Your Retirement Savings at Work
CPP Investments, which says it provides the “foundation upon which 21 million Canadians build their financial security in retirement,” holds a 90% stake in Teine Energy, according to Toronto-based Shift Action for Pension Wealth and Planetary Health.
The pension fund’s history with Teine goes back to 2011, when it handed [pdf] the company C$204 million in financing to expand its oil drilling operations in Saskatchewan. In 2016, CPPIB funded Teine to buy $975 million worth of oil and gas properties in southwestern Saskatchewan, with 16,300 barrels per day of capacity.
CPP Investments now places its stake in Teine at $1.3 billion.
Shift Action Senior Manager Patrick DeRochie said the latest deal is not a good look for the fund.
“This might not be CPP Investments’ decision, but we should expect a pension fund to question the wisdom of owning a company that’s ignoring the scientific consensus that new oil and gas production must end immediately to secure a 1.5˚C future,” he told The Mix in an email. “CPPIB-backed Teine Energy is instead gambling $400 million on an assumption that oil and gas will continue to be profitable in the longer term, when the evidence suggests the industry faces structural decline.”
DeRochie said the deal is “even more perplexing” with the managing director of CPPIB’s Sustainable Energies Group, Nicholas Zelenczuk, serving on the Teine Energy board of directors. On its website, CPPIB calls climate change “one of the most significant physical, social, technological, and economic challenges of our time,” creating “pervasive and dynamic” impacts that will lead to “physical and transition risks, such as water scarcity, biodiversity, extreme weather, and policy and market risks.”
A trustee of the 400,000-member Healthcare of Ontario Pension Plan (HOOPP) also holds a seat on the Teine board, DeRochie said.
A CPP Investments spokesperson declined to comment on the Repsol buy, but said the fund isn’t about to step away from its fossil industry investments.
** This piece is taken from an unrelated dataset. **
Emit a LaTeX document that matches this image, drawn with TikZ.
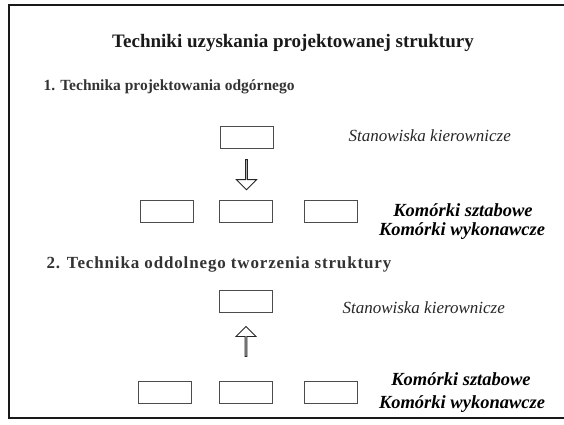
\documentclass[tikz,border=0pt]{standalone}
\usepackage{fontspec}
\setmainfont{Liberation Serif}
\usetikzlibrary{calc,shapes.arrows}

\tikzset{
  cell/.style={draw=black!70, line width=0.8pt, minimum width=53pt, minimum height=22pt, inner sep=0pt},
  blockarrow/.style={single arrow, draw=black!85, line width=0.9pt, minimum height=30pt,
    minimum width=20pt, single arrow head extend=5pt, inner sep=0pt},
  titletext/.style={font=\fontsize{19}{22}\selectfont\bfseries, text=black!90},
  headtext/.style={font=\fontsize{15.5}{18}\selectfont\bfseries, text=black!80, anchor=west},
  posttext/.style={font=\fontsize{17}{20}\selectfont\itshape, text=black!85, anchor=west},
  unittext/.style={font=\fontsize{18.5}{21}\selectfont\bfseries\itshape, text=black, inner sep=0pt}
}

\begin{document}
\begin{tikzpicture}[x=1pt,y=-1pt]
			%%%%% START %%%%%
			\useasboundingbox (0,0) rectangle (564,425);
			
			\draw[line width=2.2pt, color=black!90] (566,5) -- (9,5) -- (9,418) -- (566,418);
			
			\node[titletext] (title) at (293,43) {Techniki uzyskania projektowanej struktury};
			
			% odgorne
			\node[headtext] (head1) at (40,87) {1. Technika projektowania odgórnego};
			\node[cell] (top1) at (247,137) {};
			\node[posttext] (post1) at (345,136) {Stanowiska kierownicze};
			\node[cell] (left1) at (166.5,211.5) {};
			\node[cell] (mid1) at (246,211.5) {};
			\node[cell] (right1) at (330.5,211.5) {};
			\node[unittext] (staff1) at (463,210) {Komórki sztabowe};
			\node[unittext] (line1) at (462,231) {Komórki wykonawcze};
			\node[blockarrow, shape border rotate=270] (arr1) at ($(top1.south)!0.5!(mid1.north)$) {};
			
			% oddolne
			\node[headtext, font=\fontsize{17}{20}\selectfont\bfseries\addfontfeatures{LetterSpace=5}] (head2) at (43,264) {2. Technika oddolnego tworzenia struktury};
			\node[cell] (top2) at (246,301) {};
			\node[posttext] (post2) at (339,308) {Stanowiska kierownicze};
			\node[cell] (left2) at (165,392.5) {};
			\node[cell] (mid2) at (246,392.5) {};
			\node[cell] (right2) at (330.5,392.5) {};
			\node[unittext] (staff2) at (461,379) {Komórki sztabowe};
			\node[unittext] (line2) at (462,404) {Komórki wykonawcze};
			\node[blockarrow, shape border rotate=90] (arr2) at ($(top2.south)!0.43!(mid2.north)$) {};
			
			%%%%% END %%%%%
\end{tikzpicture}
\end{document}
“For the foreseeable future, conventional energy will continue to form a major part of the overall energy mix,” he said in a mid-September email. “In addition to earlier-stage companies innovating to enable the energy evolution, we also support responsible conventional energy companies that are committed to reducing their emissions and are well positioned for the energy evolution.”
The spokesperson added that “blanket divestment is counterproductive to achieving climate goals. Divestment from high-emitting sectors means losing our ability to support the whole economy transition and influence through engagement. The likelihood of reaching global net-zero goals will be significantly improved if the ingenuity, expertise, and resources of existing companies, including high emitters, are retained in our portfolio.”
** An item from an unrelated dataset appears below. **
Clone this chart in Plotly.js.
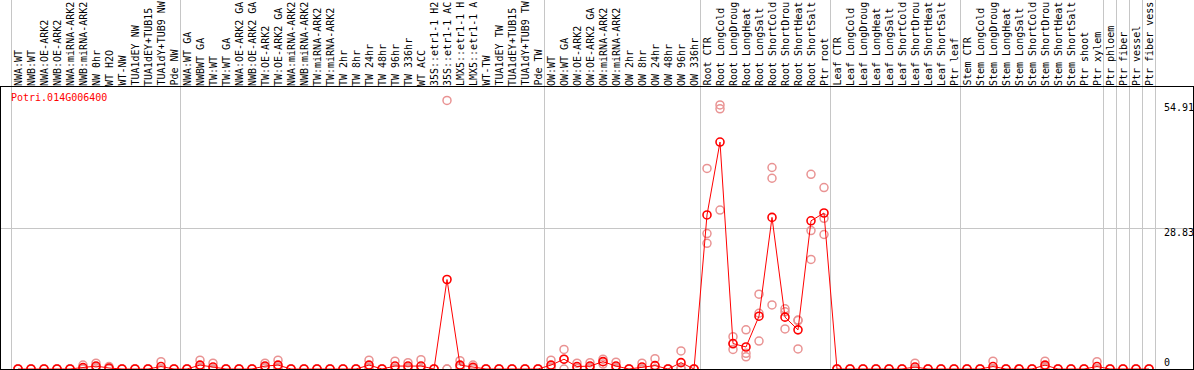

‘Pass-the-Buck Environmentalism’
But there’s growing skepticism that shareholder engagement strategies like CPPIB’s will drive down emissions at the pace the science demands. Especially when cutting carbon pollution from one fossil company, like Repsol, only increases it from another, smaller one, like Teine Energy.
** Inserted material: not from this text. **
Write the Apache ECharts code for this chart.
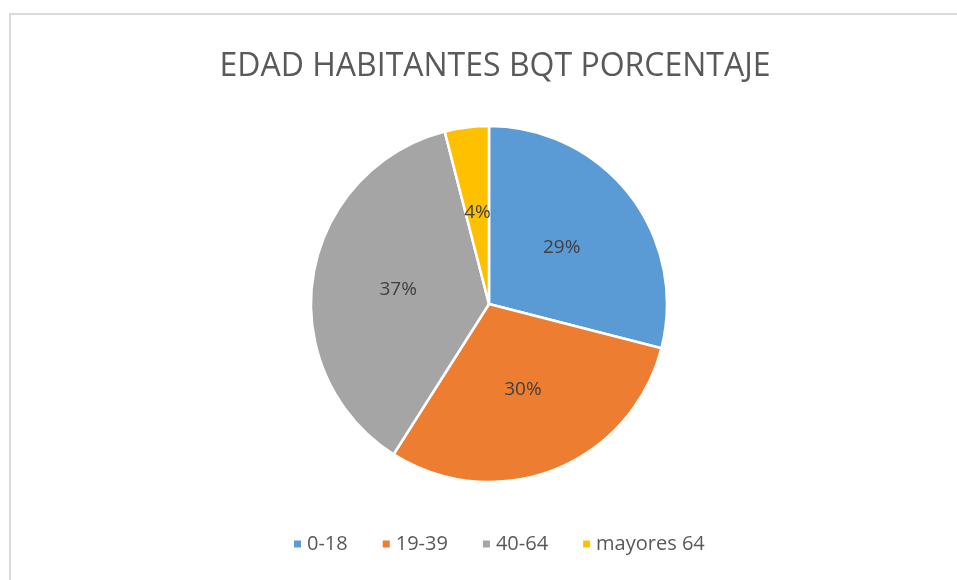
<!DOCTYPE html>
<html>
<head>
<meta charset="utf-8">
<script src="https://cdn.jsdelivr.net/npm/echarts@6/dist/echarts.min.js"></script>
<style>
  html, body { margin: 0; padding: 0; background: #fff; }
  #main { width: 957px; height: 580px; }
</style>
</head>
<body>
<div id="main"></div>
<script>
const categories = ['0-18', '19-39', '40-64', 'mayores 64'];
const values = [29, 30, 37, 4];
const colors = ['#5B9BD5', '#ED7D31', '#A5A5A5', '#FFC000'];

const chart = echarts.init(document.getElementById('main'));
chart.setOption({
  backgroundColor: '#fff',
  textStyle: { fontFamily: 'Open Sans' },
  title: {
    text: 'EDAD HABITANTES BQT PORCENTAJE',
    left: 490,
    textAlign: 'center',
    top: 46,
    textStyle: { fontSize: 32, fontWeight: 'normal', color: '#595959', fontFamily: 'Open Sans' },
  },
  graphic: [
    {
      type: 'rect',
      shape: { x: 10, y: 14, width: 960, height: 580 },
      style: { fill: 'none', stroke: '#d9d9d9', lineWidth: 2 },
      silent: true,
    },
  ],
  legend: {
    bottom: 21,
    left: 287,
    itemWidth: 9,
    itemHeight: 9,
    itemGap: 33,
    icon: 'rect',
    textStyle: { fontSize: 20, color: '#595959' },
    data: categories,
  },
  series: [
    {
      type: 'pie',
      center: [489, 304],
      radius: 178,
      startAngle: 90,
      clockwise: true,
      avoidLabelOverlap: false,
      itemStyle: { borderColor: '#fff', borderWidth: 2.5 },
      label: {
        show: true,
        position: 'inside',
        formatter: '{d}%',
        fontSize: 19,
        color: '#404040',
      },
      labelLine: { show: false },
      data: categories.map((name, i) => ({
        name,
        value: values[i],
        itemStyle: { color: colors[i] },
      })),
    },
  ],
});
</script>
</body>
</html>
“There’s a difference between a company meeting its own net-zero plan and contributing to efforts to meet the planet’s,” wrote Bloomberg News reporter Eric Roston, in a wider opinion piece on what he called “dirty power whack-a-mole” in the electric power sector.
“For instance, oil and gas companies may sell their polluting assets to meet climate commitments. But it makes no difference to the atmosphere if private equity firms then buy and operate them,” he wrote.
“We’re seeing an increasing trend toward pass-the-buck environmentalism,” Gavin McCormick, co-founder and executive director of technology non-profit WattTime, told Roston. The unstated assumption is that “‘I can optimize my carbon footprint. That’s going to increase everybody else’s, but I get to claim I’m green,’” he said.
Researcher Regan Boychuk, co-founder of the Alberta Liability Disclosure Project, said that kind of carbon accounting sleight-of-hand was made easier in the province by a court of appeals decision in 1991. It affirmed that original owners never have to “look backwards” when they sell off the clean-up costs and other liabilities that come with their more marginal fossil assets.
“They’ve been selling or giving away these licences in Alberta for 30 years,” he said in an interview. “We don’t hold previous owners accountable, so we give every incentive for oilmen to loot as much as they can get away with.”
Boychuk said he wasn’t familiar with Teine Energy, but cited another case where a small company bought old assets in Alberta from one of the world’s biggest fossil producers.
“It’s emblematic of the dilemma of the sunset of oil,” he said. “That was an insolvent company with no future profits that could fund the cleanup,” and yet concerned residents in surrounding communities were denied a quasi-judicial hearing to challenge the deal.
The purchase can still give a marginal company a new lease on life, Boychuk added. “The value for the local company is those hectares, those whole reserves,” he explained. “That collateral is good as gold for borrowing money,” even if it means taxpayers will eventually be stuck with the cleanup costs for orphaned and abandoned wells.
On its website, Teine Energy describes itself as a company that produces 33,000 barrels of oil/equivalent per day, owns a million acres of developable land, has completed large-scale projects worth a combined $3 billion, and is growing at a rate of 20% per year. But the company has no communications officer, and multiple attempts to request comment for this story were unsuccessful.
“We don’t normally do stuff like that,” said one staffer, who declined to identify himself.
Stephanie Murphy, Teine’s director of health, safety and environment, said she was “not aware of any information to be shared” on the Repsol deal. She said a spokesperson would return a call from The Energy Mix that day, but more than two weeks later, there’s been no reply.